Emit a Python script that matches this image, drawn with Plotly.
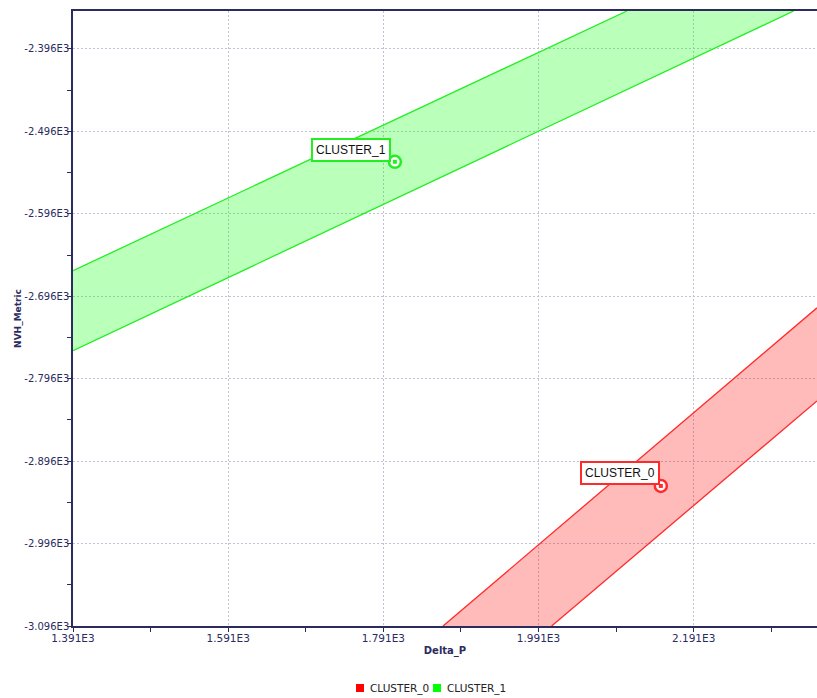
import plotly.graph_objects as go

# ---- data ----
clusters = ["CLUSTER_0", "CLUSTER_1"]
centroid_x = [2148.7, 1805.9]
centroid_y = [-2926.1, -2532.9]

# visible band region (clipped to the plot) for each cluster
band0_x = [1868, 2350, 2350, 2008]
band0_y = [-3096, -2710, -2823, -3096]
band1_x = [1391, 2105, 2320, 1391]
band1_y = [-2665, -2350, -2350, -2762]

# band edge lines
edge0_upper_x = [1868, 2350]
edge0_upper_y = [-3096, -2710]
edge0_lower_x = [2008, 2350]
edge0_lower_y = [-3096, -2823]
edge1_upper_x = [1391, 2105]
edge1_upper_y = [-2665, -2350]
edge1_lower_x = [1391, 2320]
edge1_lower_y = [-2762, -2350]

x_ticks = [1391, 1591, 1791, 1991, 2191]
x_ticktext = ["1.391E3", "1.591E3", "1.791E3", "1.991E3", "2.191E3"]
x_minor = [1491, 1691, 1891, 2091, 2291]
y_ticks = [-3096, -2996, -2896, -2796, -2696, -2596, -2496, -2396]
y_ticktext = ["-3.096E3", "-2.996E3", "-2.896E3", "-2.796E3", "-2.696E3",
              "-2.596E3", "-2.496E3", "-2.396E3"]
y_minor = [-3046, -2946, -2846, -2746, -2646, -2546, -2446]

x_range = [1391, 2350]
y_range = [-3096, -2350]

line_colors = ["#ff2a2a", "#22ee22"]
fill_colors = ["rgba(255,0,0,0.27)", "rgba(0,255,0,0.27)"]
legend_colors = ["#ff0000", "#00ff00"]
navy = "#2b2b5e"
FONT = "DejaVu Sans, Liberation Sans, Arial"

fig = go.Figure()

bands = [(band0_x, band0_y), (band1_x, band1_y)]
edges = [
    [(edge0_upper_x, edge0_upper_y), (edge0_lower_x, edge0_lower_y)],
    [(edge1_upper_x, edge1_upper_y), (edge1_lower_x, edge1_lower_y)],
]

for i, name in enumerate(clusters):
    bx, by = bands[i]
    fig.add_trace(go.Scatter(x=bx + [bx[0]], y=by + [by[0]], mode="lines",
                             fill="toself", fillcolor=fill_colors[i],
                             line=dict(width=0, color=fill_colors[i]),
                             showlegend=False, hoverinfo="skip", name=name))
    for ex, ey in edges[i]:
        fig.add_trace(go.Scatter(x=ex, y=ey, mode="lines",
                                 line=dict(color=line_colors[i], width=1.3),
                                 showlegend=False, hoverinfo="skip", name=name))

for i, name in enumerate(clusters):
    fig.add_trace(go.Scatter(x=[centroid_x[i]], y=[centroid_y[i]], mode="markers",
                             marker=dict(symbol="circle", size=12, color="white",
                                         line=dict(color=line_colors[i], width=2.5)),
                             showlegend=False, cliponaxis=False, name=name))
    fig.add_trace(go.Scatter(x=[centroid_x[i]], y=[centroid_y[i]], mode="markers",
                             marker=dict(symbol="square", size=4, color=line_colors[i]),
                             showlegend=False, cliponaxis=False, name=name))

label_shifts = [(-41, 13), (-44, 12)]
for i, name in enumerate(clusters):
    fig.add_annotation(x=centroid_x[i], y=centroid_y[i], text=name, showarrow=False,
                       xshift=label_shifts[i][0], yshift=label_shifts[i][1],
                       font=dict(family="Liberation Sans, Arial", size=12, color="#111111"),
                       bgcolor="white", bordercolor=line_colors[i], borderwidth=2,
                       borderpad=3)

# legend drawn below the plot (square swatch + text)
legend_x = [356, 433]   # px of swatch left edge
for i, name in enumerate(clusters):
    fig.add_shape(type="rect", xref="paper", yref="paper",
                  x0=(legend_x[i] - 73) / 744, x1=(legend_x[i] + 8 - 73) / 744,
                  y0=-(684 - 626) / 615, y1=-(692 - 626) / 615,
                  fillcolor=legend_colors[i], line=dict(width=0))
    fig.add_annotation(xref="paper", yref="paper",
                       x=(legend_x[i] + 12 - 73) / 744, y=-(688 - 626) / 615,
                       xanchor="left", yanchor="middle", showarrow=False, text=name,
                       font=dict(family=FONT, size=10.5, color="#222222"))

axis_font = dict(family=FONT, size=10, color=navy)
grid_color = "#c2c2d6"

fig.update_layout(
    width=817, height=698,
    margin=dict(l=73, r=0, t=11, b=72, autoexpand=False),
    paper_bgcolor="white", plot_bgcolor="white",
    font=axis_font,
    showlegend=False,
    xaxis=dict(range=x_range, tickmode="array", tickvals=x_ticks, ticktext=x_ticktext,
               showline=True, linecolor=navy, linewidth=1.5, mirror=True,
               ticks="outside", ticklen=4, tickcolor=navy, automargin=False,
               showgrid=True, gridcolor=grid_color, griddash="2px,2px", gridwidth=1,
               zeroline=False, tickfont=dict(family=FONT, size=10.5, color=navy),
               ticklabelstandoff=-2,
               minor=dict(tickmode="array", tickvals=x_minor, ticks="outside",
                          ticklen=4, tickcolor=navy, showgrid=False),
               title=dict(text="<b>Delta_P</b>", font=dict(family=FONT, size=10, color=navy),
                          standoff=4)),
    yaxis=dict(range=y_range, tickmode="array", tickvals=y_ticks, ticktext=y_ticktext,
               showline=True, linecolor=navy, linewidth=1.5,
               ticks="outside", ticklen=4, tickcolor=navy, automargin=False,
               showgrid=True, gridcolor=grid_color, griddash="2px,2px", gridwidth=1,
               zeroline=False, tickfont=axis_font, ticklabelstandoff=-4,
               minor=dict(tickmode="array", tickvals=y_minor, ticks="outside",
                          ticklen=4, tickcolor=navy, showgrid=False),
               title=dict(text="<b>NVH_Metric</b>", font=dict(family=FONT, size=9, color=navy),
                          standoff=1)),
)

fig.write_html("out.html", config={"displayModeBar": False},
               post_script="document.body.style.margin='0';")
________________________________________
> **WHAT IS BEING ASKED**
The lines from the top of the data above through the one holding "edge1_lower_y = [-2762, -2350]" are to be repeated exactly, and only those, with no pictures.

> **WORKED SOLUTION**
Emit a Python script that matches this image, drawn with Plotly.
import plotly.graph_objects as go

# ---- data ----
clusters = ["CLUSTER_0", "CLUSTER_1"]
centroid_x = [2148.7, 1805.9]
centroid_y = [-2926.1, -2532.9]

# visible band region (clipped to the plot) for each cluster
band0_x = [1868, 2350, 2350, 2008]
band0_y = [-3096, -2710, -2823, -3096]
band1_x = [1391, 2105, 2320, 1391]
band1_y = [-2665, -2350, -2350, -2762]

# band edge lines
edge0_upper_x = [1868, 2350]
edge0_upper_y = [-3096, -2710]
edge0_lower_x = [2008, 2350]
edge0_lower_y = [-3096, -2823]
edge1_upper_x = [1391, 2105]
edge1_upper_y = [-2665, -2350]
edge1_lower_x = [1391, 2320]
edge1_lower_y = [-2762, -2350]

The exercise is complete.